My favorite part about job hunting everywhere is the testing.  Everyone wants to know how capable I am with various software.  I do very well, but so does everyone else because software is pretty user friendly, or it wouldn't be used everywhere.  Some companies insist on personality tests and another one I've taken is the Core Values Index by Taylor Protocols.  I'm a merchant/innovator which means I'm all about love and wisdom.  It's another set of insights where I can absolutely see myself in their explanations.  It tells me what motivates me and where I find fulfillment.
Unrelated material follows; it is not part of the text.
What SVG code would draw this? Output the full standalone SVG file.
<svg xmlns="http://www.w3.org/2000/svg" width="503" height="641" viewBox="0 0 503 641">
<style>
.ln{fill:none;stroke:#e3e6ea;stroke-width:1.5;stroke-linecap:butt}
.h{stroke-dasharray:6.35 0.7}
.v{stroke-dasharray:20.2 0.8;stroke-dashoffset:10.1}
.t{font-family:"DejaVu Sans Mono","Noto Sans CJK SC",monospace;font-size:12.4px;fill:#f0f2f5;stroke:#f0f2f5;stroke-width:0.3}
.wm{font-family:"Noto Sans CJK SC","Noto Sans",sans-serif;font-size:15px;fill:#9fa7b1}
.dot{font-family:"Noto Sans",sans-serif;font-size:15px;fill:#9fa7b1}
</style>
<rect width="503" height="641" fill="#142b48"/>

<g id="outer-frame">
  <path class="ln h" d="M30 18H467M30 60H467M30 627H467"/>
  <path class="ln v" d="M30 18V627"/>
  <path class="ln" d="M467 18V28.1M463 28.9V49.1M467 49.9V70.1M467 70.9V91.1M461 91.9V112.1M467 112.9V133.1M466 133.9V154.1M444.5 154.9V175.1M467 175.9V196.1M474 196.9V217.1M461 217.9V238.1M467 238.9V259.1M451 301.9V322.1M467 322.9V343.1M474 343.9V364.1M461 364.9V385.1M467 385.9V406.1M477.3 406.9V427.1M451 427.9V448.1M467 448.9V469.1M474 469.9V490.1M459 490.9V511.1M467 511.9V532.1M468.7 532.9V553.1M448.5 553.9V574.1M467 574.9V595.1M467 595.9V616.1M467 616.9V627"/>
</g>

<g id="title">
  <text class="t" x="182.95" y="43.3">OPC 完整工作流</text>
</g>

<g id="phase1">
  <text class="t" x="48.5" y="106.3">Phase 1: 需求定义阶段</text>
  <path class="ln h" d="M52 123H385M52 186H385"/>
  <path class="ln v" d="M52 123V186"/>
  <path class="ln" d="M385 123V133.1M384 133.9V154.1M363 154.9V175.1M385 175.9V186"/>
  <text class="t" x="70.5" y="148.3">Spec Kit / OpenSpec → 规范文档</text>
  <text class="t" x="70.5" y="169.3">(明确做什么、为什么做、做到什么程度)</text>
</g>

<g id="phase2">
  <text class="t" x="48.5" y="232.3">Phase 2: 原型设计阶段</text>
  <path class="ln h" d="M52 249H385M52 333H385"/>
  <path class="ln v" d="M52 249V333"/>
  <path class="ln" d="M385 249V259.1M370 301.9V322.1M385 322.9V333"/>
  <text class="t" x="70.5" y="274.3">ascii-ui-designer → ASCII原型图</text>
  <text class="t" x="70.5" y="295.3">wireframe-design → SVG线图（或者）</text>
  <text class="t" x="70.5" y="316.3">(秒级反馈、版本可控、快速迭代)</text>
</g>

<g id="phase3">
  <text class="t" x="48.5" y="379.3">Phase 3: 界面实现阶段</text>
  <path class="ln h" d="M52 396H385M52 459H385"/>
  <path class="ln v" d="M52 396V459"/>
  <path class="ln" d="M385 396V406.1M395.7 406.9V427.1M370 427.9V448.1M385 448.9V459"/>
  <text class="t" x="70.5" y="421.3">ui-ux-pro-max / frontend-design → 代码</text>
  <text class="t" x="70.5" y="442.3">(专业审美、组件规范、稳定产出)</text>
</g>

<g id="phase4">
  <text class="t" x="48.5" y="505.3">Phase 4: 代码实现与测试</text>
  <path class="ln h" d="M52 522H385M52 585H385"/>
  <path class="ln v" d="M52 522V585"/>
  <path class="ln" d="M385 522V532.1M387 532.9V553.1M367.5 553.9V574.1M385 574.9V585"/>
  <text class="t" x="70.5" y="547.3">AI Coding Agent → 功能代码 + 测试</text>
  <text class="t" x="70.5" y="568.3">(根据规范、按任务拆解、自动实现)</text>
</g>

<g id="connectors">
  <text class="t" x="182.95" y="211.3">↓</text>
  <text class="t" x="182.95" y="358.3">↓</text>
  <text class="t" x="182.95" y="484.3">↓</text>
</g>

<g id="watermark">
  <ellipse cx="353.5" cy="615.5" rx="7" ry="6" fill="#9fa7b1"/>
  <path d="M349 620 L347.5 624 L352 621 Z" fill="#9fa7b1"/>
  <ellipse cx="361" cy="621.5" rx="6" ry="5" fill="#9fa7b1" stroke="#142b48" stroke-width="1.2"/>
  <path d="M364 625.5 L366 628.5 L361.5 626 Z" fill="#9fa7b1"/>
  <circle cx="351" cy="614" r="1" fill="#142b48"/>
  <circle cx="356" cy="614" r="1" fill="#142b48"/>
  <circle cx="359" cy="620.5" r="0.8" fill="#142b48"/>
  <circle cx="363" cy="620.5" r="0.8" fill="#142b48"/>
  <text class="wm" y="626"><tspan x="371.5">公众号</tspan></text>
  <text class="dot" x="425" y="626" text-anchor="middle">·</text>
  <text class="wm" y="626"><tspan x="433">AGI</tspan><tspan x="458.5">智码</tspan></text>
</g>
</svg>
If anything, these personality tests make me feel like I should be more of what they say I am, and it's not a bad push toward being a better version of me.  I enjoy these tests because I love moments when I see more of who I am with a shifted perspective.
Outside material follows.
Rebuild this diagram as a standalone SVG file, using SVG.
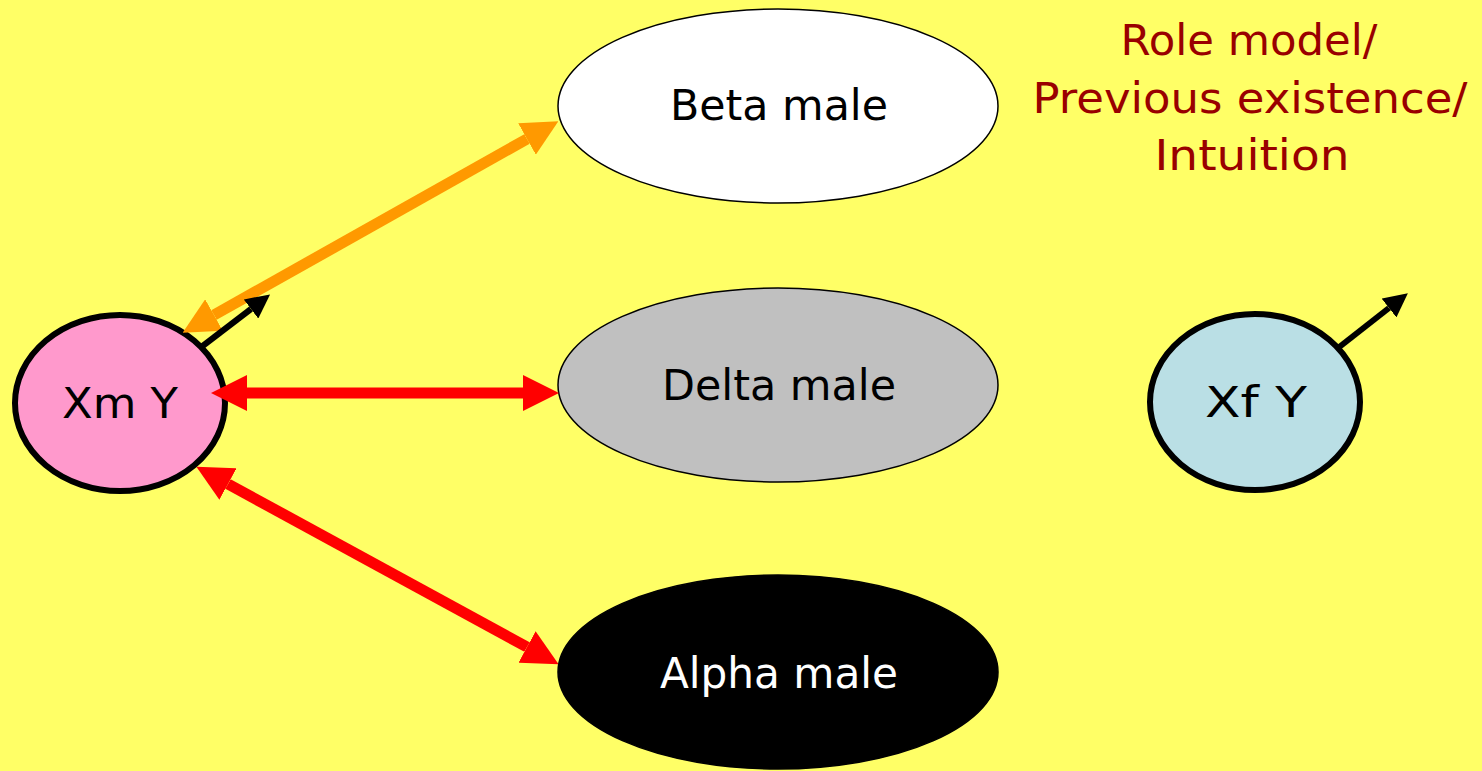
<svg xmlns="http://www.w3.org/2000/svg" width="1482" height="771" viewBox="0 0 1482 771">
<style>
.lbl{font-family:"DejaVu Sans","Liberation Sans",sans-serif;font-size:42px;text-anchor:middle;dominant-baseline:central}
.note{font-family:"DejaVu Sans","Liberation Sans",sans-serif;font-size:43px;text-anchor:middle;fill:#990000}
.c10{fill:none;stroke-width:11}
.c5{fill:none;stroke-width:6;stroke:#000}
</style>
<defs>
<marker id="hO" markerUnits="userSpaceOnUse" markerWidth="36" markerHeight="36" refX="0" refY="18" orient="auto-start-reverse" viewBox="0 0 36 36"><path d="M0,0 L36,18 L0,36 z" fill="#FF9900"/></marker>
<marker id="hR" markerUnits="userSpaceOnUse" markerWidth="36" markerHeight="36" refX="0" refY="18" orient="auto-start-reverse" viewBox="0 0 36 36"><path d="M0,0 L36,18 L0,36 z" fill="#FF0000"/></marker>
<marker id="hK" markerUnits="userSpaceOnUse" markerWidth="24" markerHeight="24" refX="0" refY="12" orient="auto" viewBox="0 0 24 24"><path d="M0,0 L24,12 L0,24 z" fill="#000"/></marker>
</defs>
<rect width="1482" height="771" fill="#FFFF66"/>
<g id="beta"><ellipse cx="778" cy="106" rx="220" ry="97" fill="#FFFFFF" stroke="#000" stroke-width="1.5"/><text class="lbl" x="779" y="105" textLength="218" lengthAdjust="spacingAndGlyphs">Beta male</text></g>
<g id="delta"><ellipse cx="778" cy="385" rx="220" ry="97" fill="#C0C0C0" stroke="#000" stroke-width="1.5"/><text class="lbl" x="779" y="385" textLength="234" lengthAdjust="spacingAndGlyphs">Delta male</text></g>
<g id="alpha"><ellipse cx="778" cy="672" rx="220" ry="97" fill="#000000" stroke="#000" stroke-width="1.5"/><text class="lbl" x="779" y="673" fill="#FFFFFF" textLength="238" lengthAdjust="spacingAndGlyphs">Alpha male</text></g>
<g id="xmy"><ellipse cx="120" cy="403" rx="105" ry="88" fill="#FF99CC" stroke="#000" stroke-width="6"/><text class="lbl" x="120" y="403" textLength="116" lengthAdjust="spacingAndGlyphs">Xm Y</text></g>
<g id="xfy"><ellipse cx="1255" cy="402" rx="105" ry="88" fill="#BADFE5" stroke="#000" stroke-width="6"/><text class="lbl" x="1256" y="402" textLength="102" lengthAdjust="spacingAndGlyphs">Xf Y</text></g>
<g id="note"><text class="note" x="1249" y="55" textLength="257" lengthAdjust="spacingAndGlyphs">Role model/</text><text class="note" x="1250" y="113" textLength="435" lengthAdjust="spacingAndGlyphs">Previous existence/</text><text class="note" x="1252" y="170" textLength="195" lengthAdjust="spacingAndGlyphs">Intuition</text></g>
<g id="connectors">
<line class="c10" stroke="#FF9900" x1="214" y1="315" x2="527" y2="139" marker-start="url(#hO)" marker-end="url(#hO)"/>
<line class="c10" stroke="#FF0000" x1="247" y1="393" x2="523" y2="393" marker-start="url(#hR)" marker-end="url(#hR)"/>
<line class="c10" stroke="#FF0000" x1="228" y1="484" x2="527" y2="647" marker-start="url(#hR)" marker-end="url(#hR)"/>
<line class="c5" x1="200" y1="348" x2="251" y2="309" marker-end="url(#hK)"/>
<line class="c5" x1="1338" y1="348" x2="1389" y2="308" marker-end="url(#hK)"/>
</g>
</svg>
Just before I started writing this, I had edited my dating profile.  Again.  In all of my writing, this blog included,  I tend to write furiously to get it out of my head because if I don't write it, I'll lose it in the many other thoughts that crowd out my mind.  My brain doesn't shut off.  Typically I'll quickly post it and later go back to read what I've written. I then will read and re-read what I've written until I've edited it into submission.  This last reading of the "In my own words" section of my dating profile helped me see what I couldn't the first few times I read it.  I was writing parts to a specific person.  I got to a point where I started addressing the man I'm looking for and I wrote:

I want to be challenged and I want you to be unafraid to say something that will open my eyes and shift my perspective. Call me out when I'm wrong. I want to spend my free time with you. I want to get lost in your beautiful and intelligent eyes. I want to know what makes you tick and what makes you happy. I want to obsess over every observation I’ve made about you and I want you to be so great I’m driving everyone nuts because I want to share my secret so badly. I want you to be smarter than I am and I need you to challenge me on an intellectual level. I’m excited about the day a single random text from you will make me smile uncontrollably, giggling with giddiness, and seeing you will make every thought disappear. I'm looking forward to sharing a meal with you. I want to converse with you about silly things and major life. I want to walk through sifting sand along the Pacific with you and I want to learn how to play your favorite sports with you. I believe there are rights to exclusivity. If we're dating, you won’t find me entertaining someone else in the ways you’ve claimed as your right, and I expect the same assurance. I will never leave you wondering because I believe in transparency and have no reason to lie to you.

I wasn't writing to some idea of someone but I was writing to someone specific, echoing words I've already put into this blog so long ago.  Yikes.  With the shades of shame heating my cheeks, there's also a moment of pleasure because those memories are fond ones.  And this man isn't my ex.  Good times.